DRÉVILLON (Hervé) et WIEVIORKA (Olivier) (dir.), Histoire militaire de la France. Des Mérovingiens au Second Empire, Perrin/MINARM, Paris, 2018, 864 p.
DRÉVILLON (Hervé) et WIEVIORKA (Olivier) (dir.), Histoire militaire de la France. De 1870 à nos jours, Perrin/MINARM, Paris, 2018, 720 p.
On connaissait déjà l’Histoire militaire de la France publiée aux Presses Universitaires de France, dans les années 1990, sous la direction d’André CORVISIER, Philippe CONTAMINE, Jean DELMAS, Guy PEDRONCINI et André MARTEL (1). En cette fin d’année, les éditions Perrin, en partenariat avec le Ministère des Armées (MINARM), le Secrétariat Général pour l’Administration (SGA) et la Direction des Patrimoines, de la Mémoire et des Archives (DMPA), publient une nouvelle Histoire militaire de la France.
Se présentant en deux volumes, cette somme réalisée sous la direction d’Hervé DRÉVILLON et Olivier WIEVIORKA prolonge la réflexion de la collection susmentionnée. Elle en élargit le périmètre problématique soulignant à son tour les interactions entre le phénomène guerrier et l’évolution de l’État et de la Nation ; avec celle aussi de la société et du territoire français. Le rôle joué par la fiscalité d’État dans la constitution d’une armée permanente dès le XVe siècle - thèse déjà avancée par Philippe CONTAMINE - est conforté.
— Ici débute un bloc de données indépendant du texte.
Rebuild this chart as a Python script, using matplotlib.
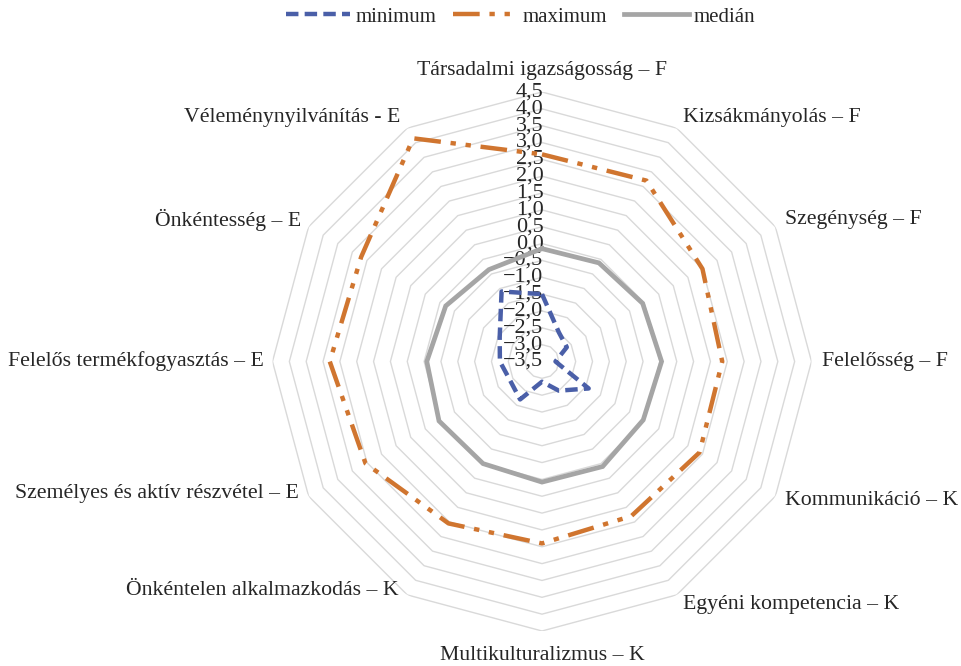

Spécialiste de Louis XIV, M. DRÉVILLON approfondit ce que l’actuel territoire national doit encore de nos jours au règne militaire et aux orientations stratégiques du Roi-Soleil. Autre fil conducteur de la réflexion : la confirmation que le « citoyen » en arme comme l’armée nationale n’ont pas attendu la Révolution, et doivent bien plus qu’on ne le pense à la Monarchie et à l’Ancien Régime sans pour autant ôter le caractère essentiel des événements à partir de 1789. La Première Guerre mondiale est également revisitée sous l’éclairage de l’abondante production issue de la commémoration récente de son centenaire. Le fil de la narration reste chronologique sur le temps long, et le propos se lira avec facilité nonobstant l’épaisseur de volumes qui prendront une certaine place dans un sac…
Genre pendant longtemps mal aimé, si ce n’est méprisé dans les milieux universitaires, l’histoire militaire a cependant connu un profond renouveau historiographique ces dernières décennies avec l’ouverture de l’étude de la guerre et des sociétés militaires aux champs politico-sociaux et culturels. Dans cette perspective, les auteurs de cette nouvelle synthèse ont balayé large, allant jusqu’à intégrer l’apport des gender studies dans l’observation de la formation des archétypes de la masculinité militaire. Nul doute que la réflexion des historiens rassemblés autour de MM. DRÉVILLON et WIEVIORKA contribuera utilement au renouveau du genre, et on appréciera entre autres l’appareil critique et la mise à jour bibliographique d’une histoire qui - de Clovis aux actuelles OPEX - continue de s’écrire.
C’est, en effet, après avoir parcouru près de 1500 ans de conflits, où l’on verra les phénomènes guerriers et militaires bâtir les fondements de la France moderne, que l’on aboutira à une conclusion lourde d’interrogations inédites quant à l’élaboration d’un modèle stratégique, de l’emploi de la force militaire et jusqu’à la place des armées et du militaire au sein de notre société contemporaine. Des questions - éminemment politiques – dont certaines pourront même être qualifiées de sociétales au-delà des habituels aspects stratégiques et économiques. Elles interrogent la République sur l’instabilité dans laquelle celle-ci a durablement installée son Armée et ses soldats.